O desempenho foi regular. Ao que parece não mudou o clima da campanha. Ao menos a imagem de Biden não piorou. Resta a esperança dos debates anteriores à votação, em que um Trump destemperado possa dar uma derrapada. Claro que seria melhor que o visual e a voz de Biden fossem mais jovens. Claro que a idade de Biden não é a ideal e, assim, como observou um analista no The New York Times, não há como fugir do assunto. (Frank Bruni, The Overlooked Truths About Biden’s Age, 28/03/2024). Mas acrescenta: Biden não é Atlas, é POTUS. A presidência não é missão solo. É trabalho de equipe, e o time que um presidente reúne importa muito mais do que quantas horas por dia ele pode trabalhar ou fazer discursos. Um presidente é tão bom quanto os assessores em torno dele, cuja escolha depende de bom senso e não da força da voz.

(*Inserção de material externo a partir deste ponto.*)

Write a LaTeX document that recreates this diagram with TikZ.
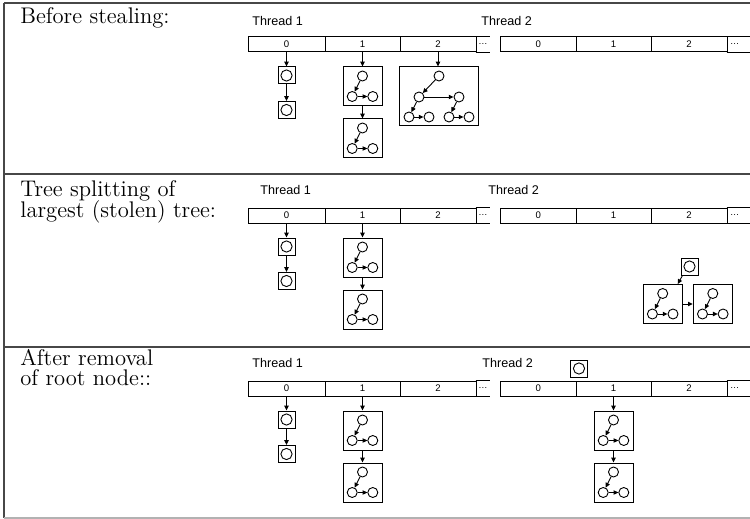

Na verdade, o que essa contagem de aniversários de Biden está escondendo é a verdadeira escolha. Biden comprovadamente tem muito mais bom senso que Trump, é aquele que tem o devido respeito pela democracia e é uma pessoa com princípios. Frank Bruni, do NYT, argumentou que é preciso desmascarar a mentira de quem diz que vai com Trump porque Biden é velho.

A idade não é a métrica para comparar Biden e Trump.  Quem vai com Trump não o faz porque este se movimenta com mais força e fala mais alto. O provável é que goste do que Trump promete, talvez a redução de impostos para as corporações e os ricos, talvez a grosseria, intempérie e imprevisibilidade, a ostentação e pouca cultura, a sonegação de impostos, talvez as medidas radicais contra imigrantes, sua simpatia por ditadores e autocratas, seu desprezo a leis, regras e procedimentos acordados. Para quem gostaria de um Biden mais novo, optar por Trump é inimaginável.